Ignoring Scale and Latency: Proposing a massive deep learning model for a system requiring sub-100-millisecond latency is a red flag. Correction: Constantly discuss trade-offs. Ask, "What are our latency requirements?" and "How many queries per second (QPS) do we need to handle?" This shows production awareness.

Neglecting the Data Pipeline: Talking only about the model training loop ignores 80% of the system's complexity. Correction: Dedicate significant time to data collection, logging, feature engineering pipelines, and monitoring. Discuss how you'd track data quality and model performance over time.

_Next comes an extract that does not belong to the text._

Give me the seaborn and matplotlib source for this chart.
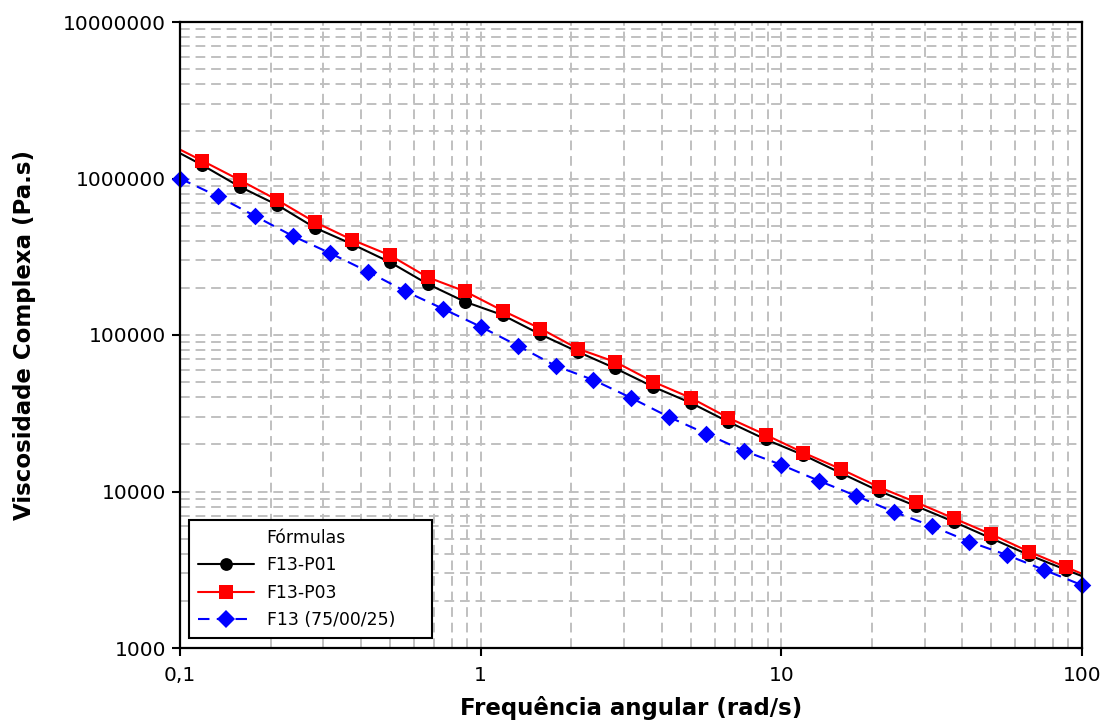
import numpy as np
import pandas as pd
import matplotlib
matplotlib.use("Agg")
import matplotlib.pyplot as plt
from matplotlib.lines import Line2D
from matplotlib.ticker import LogLocator, NullFormatter
import seaborn as sns

# Angular frequency (rad/s) of the measured points
freq_p = [0.1184, 0.1579, 0.2105, 0.2807, 0.3744, 0.4992, 0.6657, 0.8877,
          1.184, 1.579, 2.105, 2.807, 3.744, 4.992, 6.657, 8.877,
          11.84, 15.79, 21.05, 28.07, 37.44, 49.92, 66.57, 88.77]
freq_ref = [0.1, 0.1334, 0.1778, 0.2371, 0.3162, 0.4217, 0.5623, 0.7499,
            1.0, 1.334, 1.778, 2.371, 3.162, 4.217, 5.623, 7.499,
            10.0, 13.34, 17.78, 23.71, 31.62, 42.17, 56.23, 74.99, 100.0]

# Complex viscosity (Pa.s)
eta_p01 = [1.22e6, 8.87e5, 6.78e5, 4.85e5, 3.80e5, 2.92e5, 2.12e5, 1.63e5,
           1.34e5, 1.01e5, 7.81e4, 6.12e4, 4.67e4, 3.69e4, 2.79e4, 2.15e4,
           1.71e4, 1.31e4, 1.01e4, 8.07e3, 6.41e3, 5.02e3, 3.93e3, 3.15e3]
eta_p03 = [1.30e6, 9.78e5, 7.29e5, 5.27e5, 4.05e5, 3.23e5, 2.34e5, 1.90e5,
           1.43e5, 1.10e5, 8.17e4, 6.72e4, 5.03e4, 3.97e4, 2.96e4, 2.30e4,
           1.77e4, 1.39e4, 1.07e4, 8.53e3, 6.74e3, 5.33e3, 4.13e3, 3.28e3]
eta_ref = [1.0e6, 7.7e5, 5.75e5, 4.29e5, 3.33e5, 2.54e5, 1.90e5, 1.47e5,
           1.13e5, 8.51e4, 6.34e4, 5.16e4, 3.97e4, 3.0e4, 2.34e4, 1.82e4,
           1.48e4, 1.17e4, 9.36e3, 7.40e3, 6.02e3, 4.78e3, 3.93e3, 3.15e3, 2.52e3]

# Fitted curve ends at the edges of the frequency window
edge_freq = [0.1, 100.0]
edge_p01 = [1.45e6, 2.88e3]
edge_p03 = [1.53e6, 2.98e3]

series_names = ["F13-P01", "F13-P03", "F13 (75/00/25)"]
legend_title = "Fórmulas"
x_ticks = [0.1, 1, 10, 100]
x_tick_labels = ["0,1", "1", "10", "100"]
y_ticks = [1e3, 1e4, 1e5, 1e6, 1e7]
y_tick_labels = ["1000", "10000", "100000", "1000000", "10000000"]

sns.set_style("white")
plt.rcParams["font.family"] = ["DejaVu Sans"]
plt.rcParams["text.color"] = "black"
plt.rcParams["axes.labelcolor"] = "black"

fig = plt.figure(figsize=(11.06, 7.2), dpi=100)
ax = fig.add_axes([180 / 1106, 1 - 648 / 720, 902 / 1106, 626 / 720])

line_p01 = pd.DataFrame({"x": [edge_freq[0]] + freq_p + [edge_freq[1]],
                         "y": [edge_p01[0]] + eta_p01 + [edge_p01[1]]})
line_p03 = pd.DataFrame({"x": [edge_freq[0]] + freq_p + [edge_freq[1]],
                         "y": [edge_p03[0]] + eta_p03 + [edge_p03[1]]})
line_ref = pd.DataFrame({"x": freq_ref, "y": eta_ref})

red, black, blue = "#ff0000", "#000000", "#0000ff"
blue_dash = (0, (5.5, 3.5))

sns.lineplot(data=line_p03, x="x", y="y", ax=ax, color=red, lw=1.5, zorder=3)
sns.lineplot(data=line_p01, x="x", y="y", ax=ax, color=black, lw=1.5, zorder=4)
sns.lineplot(data=line_ref, x="x", y="y", ax=ax, color=blue, lw=1.5,
             linestyle=blue_dash, zorder=4)

sns.scatterplot(x=freq_p, y=eta_p01, ax=ax, marker="o", s=88, color=black,
                linewidth=0, zorder=5, clip_on=False)
sns.scatterplot(x=freq_p, y=eta_p03, ax=ax, marker="s", s=95, color=red,
                linewidth=0, zorder=6, clip_on=False)
sns.scatterplot(x=freq_ref, y=eta_ref, ax=ax, marker="D", s=80, color=blue,
                linewidth=0, zorder=6, clip_on=False)

ax.set_xscale("log")
ax.set_yscale("log")
ax.set_xlim(0.1, 100)
ax.set_ylim(1e3, 1e7)

ax.set_xticks(x_ticks)
ax.set_xticklabels(x_tick_labels)
ax.set_yticks(y_ticks)
ax.set_yticklabels(y_tick_labels)
ax.xaxis.set_minor_locator(LogLocator(base=10, subs=np.arange(2, 10)))
ax.yaxis.set_minor_locator(LogLocator(base=10, subs=np.arange(2, 10)))
ax.xaxis.set_minor_formatter(NullFormatter())
ax.yaxis.set_minor_formatter(NullFormatter())

ax.tick_params(axis="both", which="major", direction="out", length=6, width=1.5,
               color="black", labelsize=14.5, labelcolor="black")
ax.tick_params(axis="x", which="major", pad=7)
ax.tick_params(axis="y", which="major", pad=4)
ax.tick_params(axis="both", which="minor", length=0)
ax.tick_params(axis="both", which="both", bottom=True, left=True, top=False, right=False)

ax.grid(True, which="both", color="#c0c0c0", linestyle=(0, (5, 3)), lw=1.4, zorder=0)
ax.set_axisbelow(True)
for sp in ax.spines.values():
    sp.set_color("black")
    sp.set_linewidth(1.6)
    sp.set_zorder(7)

ax.set_xlabel("Frequência angular (rad/s)", fontsize=16.5, fontweight="bold", color="black")
ax.set_ylabel("Viscosidade Complexa (Pa.s)", fontsize=16.5, fontweight="bold", color="black")
ax.xaxis.set_label_coords(0.5, -0.076)
ax.yaxis.set_label_coords(-0.16, 0.5)

handles = [
    Line2D([], [], linestyle="none", marker=None),
    Line2D([], [], color=black, lw=1.5, marker="o", markersize=9.2, markeredgewidth=0),
    Line2D([], [], color=red, lw=1.5, marker="s", markersize=9.6, markeredgewidth=0),
    Line2D([], [], color=blue, lw=1.5, linestyle=blue_dash, marker="D", markersize=9.0,
           markeredgewidth=0),
]
labels = [legend_title] + series_names
leg = ax.legend(handles, labels, loc="lower left",
                bbox_to_anchor=(0.01, 0.016, 243 / 902, 0.2), mode="expand",
                borderaxespad=0, fontsize=12.4, frameon=True, fancybox=False,
                edgecolor="black", framealpha=1, handlelength=3.3,
                handletextpad=0.7, labelspacing=0.55, borderpad=0.5)
leg.get_frame().set_linewidth(1.5)
leg.set_zorder(10)
for t in leg.get_texts():
    t.set_color("black")

fig.savefig("out.png", dpi=100)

Forgetting the Business: Designing a system that is technically elegant but doesn't solve the core business need is a failure. Correction: Anchor every technical decision back to the business objective. For example, "We prioritize recall over precision in the initial moderation filter because missing harmful content (false negative) is more costly to the business than a human reviewing some safe content (false positive)."

Summary

  • Use a Structured Framework: Systematically walk through problem formulation, data, features, modeling, evaluation, and deployment to ensure comprehensive coverage.
  • Design End-to-End: An ML system is more than a model; it's the entire pipeline from data logging and feature generation to serving, monitoring, and retraining.
  • Anchor in Business and Constraints: Every technical choice must be justified by business goals, scale requirements (latency, QPS), and practical trade-offs (complexity vs. interpretability).
  • Prepare for Archetypes: Understand the common architectural patterns for recommendation, ranking, fraud detection, and moderation systems, including multi-stage designs.
  • Emphasize MLOps: Demonstrating knowledge of deployment strategies, model monitoring for decay, and CI/CD pipelines is now a fundamental expectation.
  • Communicate Trade-offs: There are no perfect solutions, only informed compromises. Explicitly discussing these trade-offs showcases mature engineering judgment.